Using the entries shown below, output the line containing "What React, TypeScript", the line containing "const points = TRIBES.map((name, i)", and every line between them, exactly. Pictures are omitted.

- _Given records_:
==================================================

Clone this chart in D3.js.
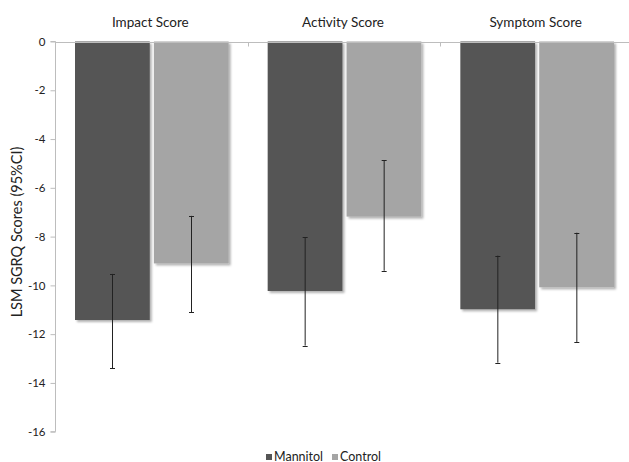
<!DOCTYPE html>
<html>
<head>
<meta charset="utf-8">
<script src="https://cdn.jsdelivr.net/npm/d3@7"></script>
<style>
  html, body { margin: 0; padding: 0; background: #fff; }
  svg { display: block; font-family: Lato, "Open Sans", sans-serif; }
</style>
</head>
<body>
<svg id="chart" width="629" height="462"></svg>
<script>
// SGRQ domain scores by treatment
const categories = ["Impact Score", "Activity Score", "Symptom Score"];
const seriesNames = ["Mannitol", "Control"];
const mannitol = [-11.42, -10.23, -10.98];
const control = [-9.10, -7.18, -10.08];
// 95% CI bounds (upper = less negative end, lower = more negative end)
const mannitolUpper = [-9.53, -8.03, -8.78];
const mannitolLower = [-13.39, -12.47, -13.17];
const controlUpper = [-7.15, -4.86, -7.84];
const controlLower = [-11.10, -9.40, -12.32];
const yTicks = [0, -2, -4, -6, -8, -10, -12, -14, -16];
const yLabel = "LSM SGRQ Scores (95%CI)";

const colors = { Mannitol: "#555555", Control: "#a5a5a5" };

const rows = categories.map((c, i) => ({
  category: c,
  values: [
    { series: "Mannitol", value: mannitol[i], upper: mannitolUpper[i], lower: mannitolLower[i] },
    { series: "Control", value: control[i], upper: controlUpper[i], lower: controlLower[i] }
  ]
}));

const svg = d3.select("#chart");
const plotLeft = 55, plotRight = 633, plotTop = 41.5, plotBottom = 431.7;

const y = d3.scaleLinear().domain([0, -16]).range([plotTop, plotBottom]);
const x0 = d3.scaleBand().domain(categories).range([plotLeft, plotRight]).paddingInner(0).paddingOuter(0);
const x1 = d3.scaleBand().domain(seriesNames).range([20, x0.bandwidth() - 19]).paddingInner(0.052);

// soft drop shadow under the bars
const defs = svg.append("defs");
const f = defs.append("filter").attr("id", "shadow").attr("x", "-10%").attr("y", "-10%").attr("width", "130%").attr("height", "130%");
f.append("feDropShadow").attr("dx", 2).attr("dy", 2).attr("stdDeviation", 1)
  .attr("flood-color", "#000").attr("flood-opacity", 0.3);

// bars
const groups = svg.append("g").selectAll("g").data(rows).join("g")
  .attr("transform", d => `translate(${x0(d.category)},0)`);

groups.selectAll("rect").data(d => d.values).join("rect")
  .attr("x", d => x1(d.series))
  .attr("width", x1.bandwidth())
  .attr("y", d => y(0))
  .attr("height", d => y(d.value) - y(0))
  .attr("fill", d => colors[d.series])
  .attr("filter", "url(#shadow)");

// error bars
const eb = groups.selectAll("g.err").data(d => d.values).join("g").attr("class", "err")
  .attr("stroke", "#222").attr("stroke-width", 1);
eb.each(function(d) {
  const cx = Math.round(x1(d.series) + x1.bandwidth() / 2) + 0.5;
  const g = d3.select(this);
  g.append("line").attr("x1", cx).attr("x2", cx)
    .attr("y1", y(d.upper)).attr("y2", y(d.lower));
  [d.upper, d.lower].forEach(v => {
    g.append("line")
      .attr("x1", cx - 2.5).attr("x2", cx + 2.5)
      .attr("y1", Math.round(y(v)) + 0.5).attr("y2", Math.round(y(v)) + 0.5);
  });
});

// y axis (plain hyphen for negatives)
const yAxis = svg.append("g").attr("transform", `translate(${plotLeft + 0.5},0)`)
  .call(d3.axisLeft(y).tickValues(yTicks).tickSize(5).tickPadding(5).tickFormat(d => String(d)));
yAxis.select(".domain").attr("stroke", "#bdbdbd").attr("d", `M-5,${plotTop}H0V${plotBottom}H-5`);
yAxis.selectAll(".tick line").attr("stroke", "#bdbdbd");
yAxis.selectAll(".tick text").attr("fill", "#222").attr("font-size", 11.5)
  .attr("font-family", "Lato, 'Open Sans', sans-serif");

// zero baseline with category separators
const xAxis = svg.append("g").attr("transform", `translate(0,${Math.round(y(0)) + 0.5})`)
  .call(d3.axisTop(x0).tickSize(0).tickFormat(""));
xAxis.select(".domain").attr("stroke", "#bdbdbd").attr("d", `M${plotLeft},0H629`);
xAxis.selectAll(".tick").remove();
categories.slice(1).forEach(c => {
  xAxis.append("line").attr("x1", Math.round(x0(c)) + 0.5).attr("x2", Math.round(x0(c)) + 0.5)
    .attr("y1", 0).attr("y2", 4).attr("stroke", "#bdbdbd");
});

// category titles
svg.append("g").selectAll("text").data(categories).join("text")
  .attr("x", d => x0(d) + x0.bandwidth() / 2 - 1)
  .attr("y", 26.5)
  .attr("text-anchor", "middle")
  .attr("font-size", 13.5)
  .attr("fill", "#222")
  .text(d => d);

// y axis title
svg.append("text")
  .attr("transform", `translate(22,232) rotate(-90)`)
  .attr("text-anchor", "middle")
  .attr("font-size", 14.5)
  .attr("fill", "#222")
  .text(yLabel);

// legend
const legend = svg.append("g").attr("transform", "translate(266,454)");
const items = legend.selectAll("g").data(seriesNames).join("g")
  .attr("transform", (d, i) => `translate(${i * 66},0)`);
items.append("rect").attr("width", 6).attr("height", 6).attr("fill", d => colors[d]);
items.append("text").attr("x", 8).attr("y", 6.5).attr("font-size", 12.5).attr("fill", "#222").text(d => d);
</script>
</body>
</html>
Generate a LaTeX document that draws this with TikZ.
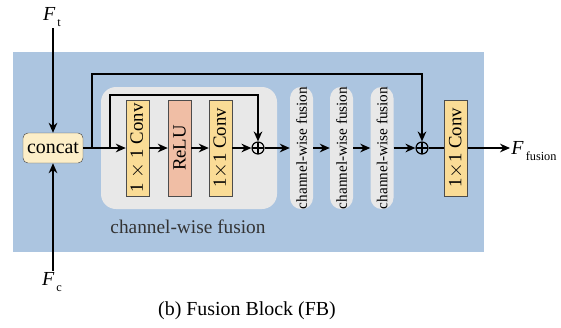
\documentclass[tikz,border=0pt]{standalone}
\usepackage{fontspec}
\setmainfont{Liberation Serif}
\usetikzlibrary{arrows.meta}

\definecolor{bgblue}{RGB}{172,197,224}
\definecolor{boxgray}{RGB}{232,232,232}
\definecolor{convyellow}{RGB}{250,220,150}
\definecolor{relured}{RGB}{240,190,165}
\definecolor{concatfill}{RGB}{252,238,200}

\newcommand{\featlabel}[1]{\textit{F}\raisebox{-0.75ex}{\fontsize{10.5}{12}\selectfont\,#1}}

\begin{document}
\begin{tikzpicture}[x=0.3mm, y=-0.3mm,
	flow/.style={line width=1.2pt, -{Stealth[length=3mm, width=2.6mm]}},
	wire/.style={line width=1.2pt},
	convbox/.style={draw=black!70, fill=convyellow, rotate=90, minimum width=28.8mm,
		minimum height=6.9mm, inner sep=0pt, font=\fontsize{16}{18}\selectfont},
	pillbox/.style={fill=boxgray, rounded corners=3.4mm, rotate=90, minimum width=36.3mm,
		minimum height=6.9mm, inner sep=0pt, font=\fontsize{13}{14}\selectfont},
	featbox/.style={inner sep=1pt, font=\fontsize{17}{18}\selectfont},
	addop/.style={circle, draw, line width=1pt, minimum size=3.6mm, inner sep=0pt,
		path picture={\draw[line width=1pt] (path picture bounding box.north) -- (path picture bounding box.south)
			(path picture bounding box.west) -- (path picture bounding box.east);}}]
	\useasboundingbox (0,0) rectangle (561,327);

	% background
	\fill [bgblue] (13,52) rectangle (484,252);
	\node [fill=boxgray, rounded corners=4.5mm, minimum width=52.8mm, minimum height=36.6mm]
		(cwbox) at (189,148) {};
	\node [font=\fontsize{16.5}{18}\selectfont, text=black!80] (cwlabel) at (188,227) {channel-wise fusion};

	% inputs
	\node [featbox] (ft) at (52,17) {\featlabel{t}};
	\node [featbox] (fc) at (52,282) {\featlabel{c}};
	\node [draw=black!70, fill=concatfill, rounded corners=1.5mm, minimum width=18mm,
		minimum height=9mm, inner sep=0pt, font=\fontsize{17}{18}\selectfont] (concat) at (53,148) {concat};
	\draw [flow] (ft.south -| concat) -- (concat);
	\draw [flow] (fc.north -| concat) -- (concat);

	% channel-wise fusion block
	\node [convbox] (conv1) at (137.5,148) {1 $\times$ 1 Conv};
	\node [convbox, fill=relured] (relu) at (179.5,148) {ReLU};
	\node [convbox] (conv2) at (220.5,148) {1$\times$1 Conv};
	\node [addop] (add1) at (258,148) {};

	\coordinate (s1) at (92,148);
	\coordinate (s2) at (110,148);
	\draw [flow] (concat) -- (conv1);
	\draw [flow] (conv1) -- (relu);
	\draw [flow] (relu) -- (conv2);
	\draw [flow] (conv2) -- (add1);
	\draw [flow] (s2) -- ++(0,-53) -| (add1);

	% repeated fusion
	\node [pillbox] (cw1) at (301.5,148) {channel-wise fusion};
	\node [pillbox] (cw2) at (341.5,148) {channel-wise fusion};
	\node [pillbox] (cw3) at (382,148) {channel-wise fusion};
	\node [addop] (add2) at (422,148) {};
	\draw [flow] (add1) -- (cw1);
	\draw [flow] (cw1) -- (cw2);
	\draw [flow] (cw2) -- (cw3);
	\draw [flow] (cw3) -- (add2);
	\draw [flow] (s1) -- ++(0,-74) -| (add2);

	% output
	\node [convbox] (conv3) at (456,148) {1$\times$1 Conv};
	\node [featbox, anchor=west] (out) at (510,151) {\featlabel{fusion}};
	\draw [wire] (add2) -- (conv3);
	\draw [flow] (conv3) -- (out.west |- conv3);

	\node [font=\fontsize{17}{18}\selectfont] (caption) at (247,311) {(b) Fusion Block (FB)};
\end{tikzpicture}
\end{document}
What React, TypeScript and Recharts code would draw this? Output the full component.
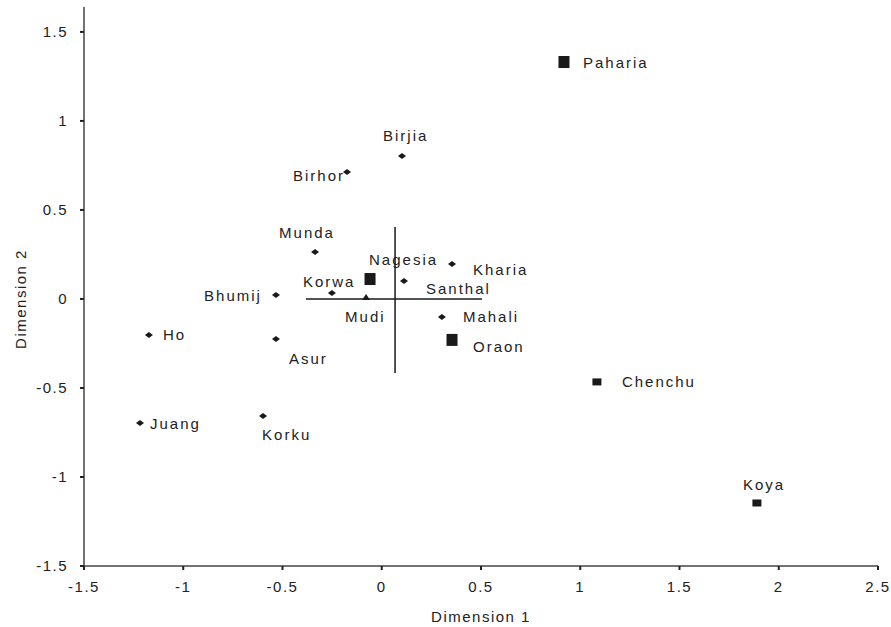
import React from 'react';
import { ScatterChart, Scatter, XAxis, YAxis, ReferenceLine } from 'recharts';

// tribe coordinates
const TRIBES = ['Paharia', 'Birjia', 'Birhor', 'Munda', 'Nagesia', 'Kharia', 'Santhal', 'Korwa', 'Mudi', 'Bhumij', 'Mahali', 'Oraon', 'Ho', 'Asur', 'Chenchu', 'Juang', 'Korku', 'Koya'];
const DIM1 = [0.918, 0.102, -0.175, -0.336, -0.059, 0.354, 0.112, -0.251, -0.079, -0.533, 0.303, 0.354, -1.173, -0.533, 1.084, -1.218, -0.598, 1.89];
const DIM2 = [1.331, 0.803, 0.713, 0.264, 0.112, 0.197, 0.101, 0.034, 0.011, 0.022, -0.101, -0.23, -0.202, -0.225, -0.466, -0.697, -0.657, -1.146];
const GROUP = ['B', 'A', 'A', 'A', 'B', 'A', 'A', 'A', 'D', 'A', 'A', 'B', 'A', 'A', 'C', 'A', 'A', 'C'];

const X_TICKS = [-1.5, -1, -0.5, 0, 0.5, 1, 1.5, 2, 2.5];
const Y_TICKS = [-1.5, -1, -0.5, 0, 0.5, 1, 1.5];

// centroid cross
const CROSS_H = [{ x: -0.382, y: 0 }, { x: 0.505, y: 0 }];
const CROSS_V = [{ x: 0.067, y: 0.404 }, { x: 0.067, y: -0.416 }];

const points = TRIBES.map((name, i) => ({ name, x: DIM1[i], y: DIM2[i], group: GROUP[i] }));

// label placement relative to marker
const LABEL_POS: Record<string, { dx: number; dy: number; anchor?: 'start' | 'end' }> = {
  Paharia: { dx: 19, dy: 0 },
  Birjia: { dx: -19, dy: -21 },
  Birhor: { dx: -2, dy: 3, anchor: 'end' },
  Munda: { dx: -36, dy: -19 },
  Nagesia: { dx: -1, dy: -20 },
  Kharia: { dx: 21, dy: 6 },
  Santhal: { dx: 22, dy: 8 },
  Korwa: { dx: -29, dy: -11 },
  Mudi: { dx: -21, dy: 19 },
  Bhumij: { dx: -14, dy: 0, anchor: 'end' },
  Mahali: { dx: 21, dy: 0 },
  Oraon: { dx: 21, dy: 7 },
  Ho: { dx: 14, dy: 0 },
  Asur: { dx: 13, dy: 19 },
  Chenchu: { dx: 25, dy: 0 },
  Juang: { dx: 10, dy: 0 },
  Korku: { dx: -1, dy: 19 },
  Koya: { dx: -14, dy: -18 },
};

const FONT = '"Liberation Sans", Arial, sans-serif';
const INK = '#1a1a1a';

const Marker = ({ group, cx, cy }: { group: string; cx: number; cy: number }) => {
  if (group === 'B') return <rect x={cx - 5.5} y={cy - 6} width={11} height={12} fill={INK} />;
  if (group === 'C') return <rect x={cx - 4.5} y={cy - 3.5} width={9} height={7} fill={INK} />;
  if (group === 'D')
    return <polygon points={`${cx - 4},${cy + 3} ${cx},${cy - 3} ${cx + 4},${cy + 3}`} fill={INK} />;
  return <polygon points={`${cx - 4},${cy} ${cx},${cy - 3} ${cx + 4},${cy} ${cx},${cy + 3}`} fill={INK} />;
};

const PointShape = (props: any) => {
  const { cx, cy, payload } = props;
  if (cx == null || cy == null) return null;
  const pos = LABEL_POS[payload.name] || { dx: 10, dy: 0 };
  return (
    <g>
      <Marker group={payload.group} cx={cx} cy={cy} />
      <text
        x={cx + pos.dx}
        y={cy + pos.dy}
        textAnchor={pos.anchor || 'start'}
        dominantBaseline="central"
        fill="#222"
        fontFamily={FONT}
        fontSize={15}
        letterSpacing={2}
      >
        {payload.name}
      </text>
    </g>
  );
};

const tickStyle = { fill: '#222', fontFamily: FONT, fontSize: 15, letterSpacing: 1.5 };

const App = () => {
  return (
    <div style={{ position: 'absolute', left: 0, top: 0, background: '#fff' }}>
      <ScatterChart width={891} height={627} margin={{ top: 7, right: 13, bottom: 0, left: 0 }}>
        <XAxis
          type="number"
          dataKey="x"
          domain={[-1.5, 2.5]}
          ticks={X_TICKS}
          height={61}
          axisLine={{ stroke: '#444', strokeWidth: 1.5 }}
          tickLine={{ stroke: '#222', strokeWidth: 2 }}
          tickSize={4}
          tickMargin={11}
          tick={tickStyle}
          label={{
            value: 'Dimension 1',
            position: 'insideBottom',
            offset: 5,
            style: { fill: '#222', fontFamily: FONT, fontSize: 15, letterSpacing: 1.5 },
          }}
        />
        <YAxis
          type="number"
          dataKey="y"
          domain={[-1.5, 1.64]}
          ticks={Y_TICKS}
          width={84}
          axisLine={{ stroke: '#444', strokeWidth: 1.5 }}
          tickLine={{ stroke: '#222', strokeWidth: 2 }}
          tickSize={4}
          tickMargin={12}
          tick={tickStyle}
          label={{
            content: () => (
              <text
                x={20}
                y={299}
                transform="rotate(-90 20 299)"
                textAnchor="middle"
                dominantBaseline="central"
                fill="#222"
                fontFamily={FONT}
                fontSize={15}
                letterSpacing={1.5}
              >
                Dimension 2
              </text>
            ),
          }}
        />
        <ReferenceLine segment={CROSS_H} stroke={INK} strokeWidth={1.5} />
        <ReferenceLine segment={CROSS_V} stroke={INK} strokeWidth={1.5} />
        <Scatter data={points} shape={PointShape} isAnimationActive={false} />
      </ScatterChart>
    </div>
  );
};

export default App;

==================================================

- _Task result_:
What React, TypeScript and Recharts code would draw this? Output the full component.
import React from 'react';
import { ScatterChart, Scatter, XAxis, YAxis, ReferenceLine } from 'recharts';

// tribe coordinates
const TRIBES = ['Paharia', 'Birjia', 'Birhor', 'Munda', 'Nagesia', 'Kharia', 'Santhal', 'Korwa', 'Mudi', 'Bhumij', 'Mahali', 'Oraon', 'Ho', 'Asur', 'Chenchu', 'Juang', 'Korku', 'Koya'];
const DIM1 = [0.918, 0.102, -0.175, -0.336, -0.059, 0.354, 0.112, -0.251, -0.079, -0.533, 0.303, 0.354, -1.173, -0.533, 1.084, -1.218, -0.598, 1.89];
const DIM2 = [1.331, 0.803, 0.713, 0.264, 0.112, 0.197, 0.101, 0.034, 0.011, 0.022, -0.101, -0.23, -0.202, -0.225, -0.466, -0.697, -0.657, -1.146];
const GROUP = ['B', 'A', 'A', 'A', 'B', 'A', 'A', 'A', 'D', 'A', 'A', 'B', 'A', 'A', 'C', 'A', 'A', 'C'];

const X_TICKS = [-1.5, -1, -0.5, 0, 0.5, 1, 1.5, 2, 2.5];
const Y_TICKS = [-1.5, -1, -0.5, 0, 0.5, 1, 1.5];

// centroid cross
const CROSS_H = [{ x: -0.382, y: 0 }, { x: 0.505, y: 0 }];
const CROSS_V = [{ x: 0.067, y: 0.404 }, { x: 0.067, y: -0.416 }];

const points = TRIBES.map((name, i) => ({ name, x: DIM1[i], y: DIM2[i], group: GROUP[i] }));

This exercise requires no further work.